QA Process – How should it integrate with development, release process

In today’s fast paced Information Technology world where everybody wants the work done yesterday, testing of products and its modules as being developed is seeing increasing pressure and complexity. Methods employed by the QA teams that work on the same program tests across the globe are changing rapidly.

Traditionally, the QA methodology was regarded as a separate process, out of step with the developer. Today, it is a collaborative process between the developers, QA testing team, and the Customer. Today’s Software teams involve a number of people: developers, testers, designers, product managers, and executive stake holders. All of them collaboratively playing a role in the quality of the final application.

The schedule of any software project as we know, is driven by business needs. For the software team to commit to schedules or deadlines, it is important for the team to come together for providing a realistic estimate. Although, project requirements may not always be well defined at the initial stages or the detailed methodology be outlined, or dependencies still unidentified, yet, it is important to establish a high-level estimate so that the project can be planned accordingly. The QA process needs to be well integrated into the software project delivery estimate to be able to deliver not just the product on time but with quality!

An effective testing strategy includes automated, manual, and exploratory tests to efficiently reduce risk and tighten release cycles. So how can the QA process integrate with development and keep the release process on track?

Here are some pointers that can help strategize the delivery of a quality product with fewer bugs:

Feedback: The QA process needs to be initiated with the test engineers being included in the development process and providing feedback on scope, architecture and understanding its sustainable development.

Response Time: Regular interaction between developers and QA is necessary for testing in the Sprint. Routine brainstorming on how to resolve issues is helpful. The testers need to be responsible for the product’s automated test framework and should respond quickly to the needs of the development team.

Best Practices: Although, the QA team can have a set of practices in place, a bit of creativity to handle “out-of- the-box” issues needs quick thinking. More often than not, test cases may not be relevant when building a new feature amidst tight schedule, where the much required critical feedback to the team is sacrificed due to schedule pressures. Building a QA process that works with best practices that involves exploratory testing is a must for most software development teams.

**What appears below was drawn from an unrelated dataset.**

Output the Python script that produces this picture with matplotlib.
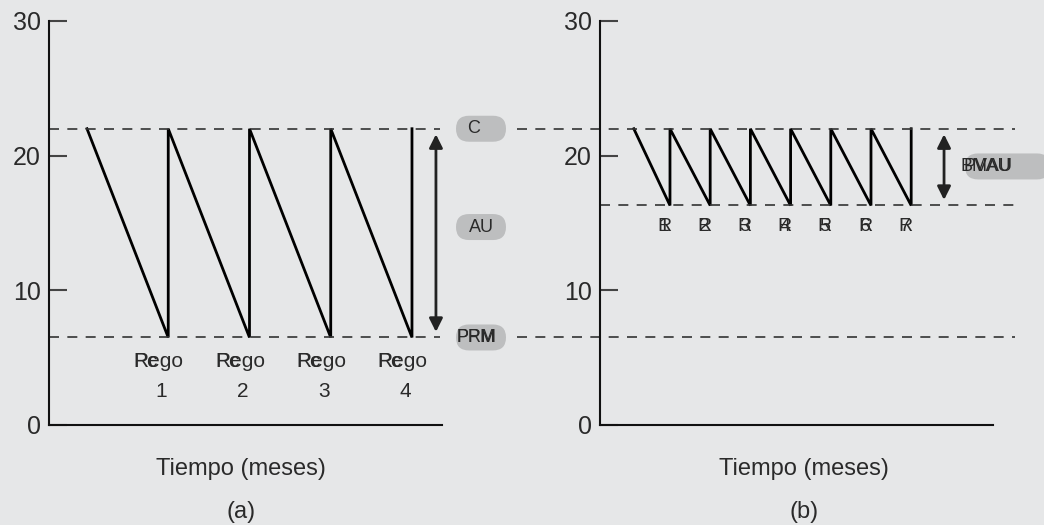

Prioritizing: Software test engineers should be able to effectively triage the issues. That will help prioritize the severity and risk. The result is that the developmental team can focus on high priority fixes.

Integration & perspective: Get the QA team members to be trained with basic software skills so that their perspective into feature development is enhanced. This should be applied vice-versa to software developers too.

Collaboration between software developers and QA analysts can help adequately test elements of a feature before it is completed. It is important that QA be an integral part of the software development team, be involved in design meetings, to give them visibility as an advantage to understand about the expectations of a User Story, just as the developers do. This helps QA to start creating high-level test cases very early in the process that will further evolve over time.

The critical aspect to consider here is “direct” conversations between the development team and the QA team, which should be part and parcel of the QA process and the development team on a daily basis. The QA team literally needs to be in the face of the development process to be able to respond rapidly with enhanced test cases to quickly deliver as the development team builds. Waiting till the very end to involve QA, will cost both the development team and the Customer, time and money that an organization can ill-afford in today’s highly charged competitive world.